Myself? I’d be totally fine with it. But if I weren’t, I’d want to know if my partner were doing it.
I started reading this thread thinking that SHE was the one creating all the drama in their relationship, but the more I read, the more I think it’s mostly HIM. A few posts up, our OP gave us a list of what he likes about her, giving her a pretty glowing review. It sounds like he really does care about her. Too bad he doesn’t care enough to let her go, so she can find someone who will actually respect her feelings and be a decent partner.
The thing is, we really don’t know because we only have his side of the story.
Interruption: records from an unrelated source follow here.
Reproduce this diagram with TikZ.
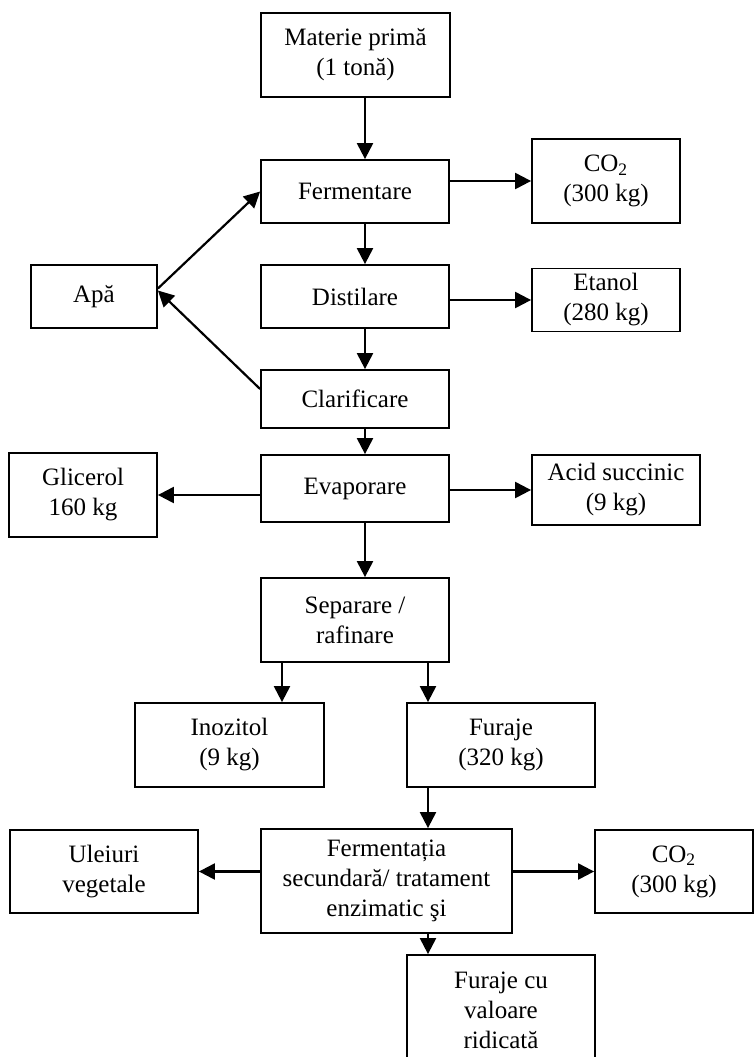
\documentclass[tikz,border=0pt]{standalone}
\usepackage{fontspec}
\setmainfont{Liberation Serif}
\usetikzlibrary{arrows.meta}
\tikzset{font={\fontsize{12.5pt}{15pt}\selectfont}}
\tikzset{
  box/.style 2 args={draw, line width=0.9pt, inner sep=0pt, align=center,
    minimum width=#1*0.5pt, minimum height=#2*0.5pt},
  arr/.style={line width=1.1pt, -{Triangle[length=8pt,width=8pt]}}
}

\begin{document}
\begin{tikzpicture}[x=0.5pt, y=-0.5pt]
      \useasboundingbox (0,0) rectangle (754,1057);
      %arrow columns
      \coordinate (spine) at (365,0);
      \coordinate (colL) at (282,0);
      \coordinate (colR) at (428,0);
      %main line
      \node[box={189}{84}] (mat) at (355.5,55) {Materie primă\\(1 tonă)};
      \node[box={188}{63}] (ferm) at (355,191.5) {Fermentare};
      \node[box={188}{63}] (dist) at (355,296.5) {Distilare};
      \node[box={188}{58}] (clar) at (355,399) {Clarificare};
      \node[box={188}{67}] (evap) at (355,488.5) {Evaporare};
      \node[box={188}{84}] (sep) at (355,620) {Separare /\\rafinare};
      %side products
      \node[box={148}{84}] (co2a) at (606,181) {CO\textsubscript{2}\\(300 kg)};
      \node[box={126}{63}] (apa) at (94,296.5) {Apă};
      \node[box={148}{63}] (etanol) at (606,300) {Etanol\\(280 kg)};
      \node[box={148}{84}] (glic) at (83,495) {Glicerol\\160 kg};
      \node[box={168}{70}] (acid) at (616,490) {Acid succinic\\(9 kg)};
      %lower part
      \node[box={189}{84}] (inoz) at (229.5,745) {Inozitol\\(9 kg)};
      \node[box={188}{84}] (furaje) at (501,745) {Furaje\\(320 kg)};
      \node[box={251}{104}] (ferm2) at (386.5,881) {Fermentația\\secundară/ tratament\\enzimatic şi};
      \node[box={188}{83}] (ulei) at (104,871.5) {Uleiuri\\vegetale};
      \node[box={158}{83}] (co2b) at (674,871.5) {CO\textsubscript{2}\\(300 kg)};
      \node[box={188}{110}] (furajeval) at (501,1010) {Furaje cu\\valoare\\ridicată};
      %arrows down
      \draw[arr] (mat.south -| spine) -- (ferm.north -| spine);
      \draw[arr] (ferm.south -| spine) -- (dist.north -| spine);
      \draw[arr] (dist.south -| spine) -- (clar.north -| spine);
      \draw[arr] (clar.south -| spine) -- (evap.north -| spine);
      \draw[arr] (evap.south -| spine) -- (sep.north -| spine);
      \draw[arr] (sep.south -| colL) -- (inoz.north -| colL);
      \draw[arr] (sep.south -| colR) -- (furaje.north -| colR);
      \draw[arr] (furaje.south -| colR) -- (ferm2.north -| colR);
      \draw[arr] (ferm2.south -| colR) -- (furajeval.north -| colR);
      %arrows sideways
      \draw[arr] (co2a.west -| ferm.east) -- (co2a.west);
      \draw[arr] (etanol.west -| dist.east) -- (etanol.west);
      \draw[arr] (glic.east -| evap.west) -- (glic.east);
      \draw[arr] (acid.west -| evap.east) -- (acid.west);
      \draw[arr] (ulei.east -| ferm2.west) -- (ulei.east);
      \draw[arr] (co2b.west -| ferm2.east) -- (co2b.west);
      %water loop
      \draw[arr] ([yshift=4pt]apa.east) -- (ferm.west);
      \draw[arr] ([yshift=5pt]clar.west) -- ([yshift=3pt]apa.east);
\end{tikzpicture}
\end{document}
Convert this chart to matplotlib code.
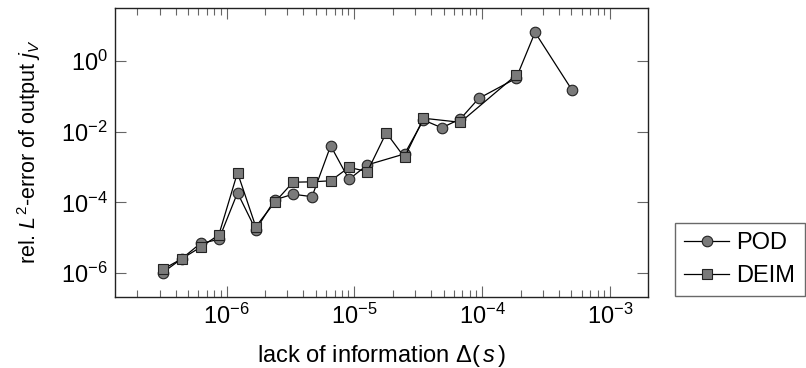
import numpy as np
import matplotlib
matplotlib.use("Agg")
import matplotlib.pyplot as plt
from matplotlib.ticker import LogLocator, FixedLocator, NullFormatter

plt.rcParams['font.family'] = ['Liberation Sans', 'DejaVu Sans']
plt.rcParams['mathtext.fontset'] = 'custom'
plt.rcParams['mathtext.rm'] = 'Liberation Sans'
plt.rcParams['mathtext.it'] = 'Liberation Sans:italic'
plt.rcParams['mathtext.bf'] = 'Liberation Sans:bold'

# log10 of x (lack of information) and y (relative error)
pod_logx = [-6.50, -6.352, -6.203, -6.06, -5.914, -5.771, -5.623, -5.48, -5.331, -5.185,
            -5.042, -4.898, -4.607, -4.459, -4.316, -4.17, -4.027, -3.734, -3.586, -3.297]
pod_logy = [-5.99, -5.60, -5.16, -5.05, -3.73, -4.78, -3.93, -3.77, -3.84, -2.40,
            -3.35, -2.94, -2.63, -1.67, -1.89, -1.64, -1.06, -0.49, 0.81, -0.82]

deim_logx = [-6.50, -6.352, -6.203, -6.06, -5.914, -5.771, -5.623, -5.48, -5.331, -5.185,
             -5.042, -4.898, -4.75, -4.607, -4.459, -4.17, -3.734]
deim_logy = [-5.90, -5.60, -5.27, -4.92, -3.16, -4.69, -4.00, -3.43, -3.42, -3.39,
             -3.01, -3.13, -2.03, -2.73, -1.62, -1.735, -0.40]

pod_x = 10.0 ** np.array(pod_logx)
pod_y = 10.0 ** np.array(pod_logy)
deim_x = 10.0 ** np.array(deim_logx)
deim_y = 10.0 ** np.array(deim_logy)

FS = 17

fig = plt.figure(figsize=(8.06, 3.68), dpi=100)
ax = fig.add_axes([0.1423, 0.1938, 0.8043 - 0.1423, 0.9783 - 0.1938])

fill = '#7a7a7a'
ax.plot(pod_x, pod_y, '-', color='black', lw=0.9, marker='o', ms=7.6,
        mfc=fill, mec='#222222', mew=0.8, label='POD', zorder=3)
ax.plot(deim_x, deim_y, '-', color='black', lw=0.9, marker='s', ms=7.2,
        mfc=fill, mec='#222222', mew=0.8, label='DEIM', zorder=4)

ax.set_xscale('log')
ax.set_yscale('log')
ax.set_xlim(10 ** -6.875, 10 ** -2.70)
ax.set_ylim(10 ** -6.67, 10 ** 1.5)

ax.xaxis.set_major_locator(FixedLocator([1e-6, 1e-5, 1e-4, 1e-3]))
ax.xaxis.set_minor_locator(LogLocator(base=10, subs=np.arange(2, 10), numticks=20))
ax.xaxis.set_minor_formatter(NullFormatter())
ax.yaxis.set_major_locator(FixedLocator([1e-6, 1e-4, 1e-2, 1e0]))
ax.yaxis.set_minor_locator(FixedLocator([]))

ax.tick_params(which='both', direction='in', top=True, right=True, color='#666666', width=0.8)
ax.tick_params(which='major', length=8, labelsize=FS, pad=5)
ax.tick_params(which='minor', length=5)
for s in ax.spines.values():
    s.set_linewidth(1.0)
    s.set_color('#222222')

ax.set_xlabel(r'lack of information $\Delta(\,s\,)$', fontsize=FS, labelpad=10)
ax.set_ylabel(r'rel. $L^2$-error of output $j_V$', fontsize=15.5, labelpad=13)

leg = fig.legend(loc='upper left', bbox_to_anchor=(675 / 806, 1 - 222.7 / 368),
                 fontsize=FS, frameon=True, fancybox=False, handlelength=1.9,
                 handletextpad=0.3, labelspacing=0.45, borderpad=0.4,
                 borderaxespad=0)
leg.get_frame().set_edgecolor('#444444')
leg.get_frame().set_linewidth(1.0)

fig.savefig('out.png', dpi=100)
The OP describes himself as very conflict avoidant and too much of a “people pleaser” and describes his Partner as “anxious” and “depressed”. Any of these can be a relationship killer because it makes it hard to tell if either of them are communicating honestly and effectively. It also makes it hard to tell if their grievances are rational or reasonable. Anxious people tend to blow things out of proportion or get obsessed about certain things out of proportion to their actual importance. And conflict avoidant people tend to avoid conflict and travel the path of least resistance so things often never get properly resolved.
But one thing is clear - if they are having these difficulties now while planning the wedding, that’s a pretty good indicator that they aren’t compatible to actually get married.
They definitely should not get married. But I still think OP, just from his narrative, is definitely closed off with sharing his feelings with the one person he actually needs to share with.
I have noticed that he also hasn’t been heard from in this thread for a couple of days. Maybe he’s going to honor her request to stop talking about their relationship with internet strangers?
OP, I suggest you apply the “death test” as a quick way of checking to see how you feel about a relationship. It may be very tasteless, but it can be very effective.
Suppose that, tomorrow morning, your partner dropped dead of natural causes; i.e., a heart attack or stroke. Would you feel a sense of secret relief and release?
If yes, then you know how you feel about the future of your relationship.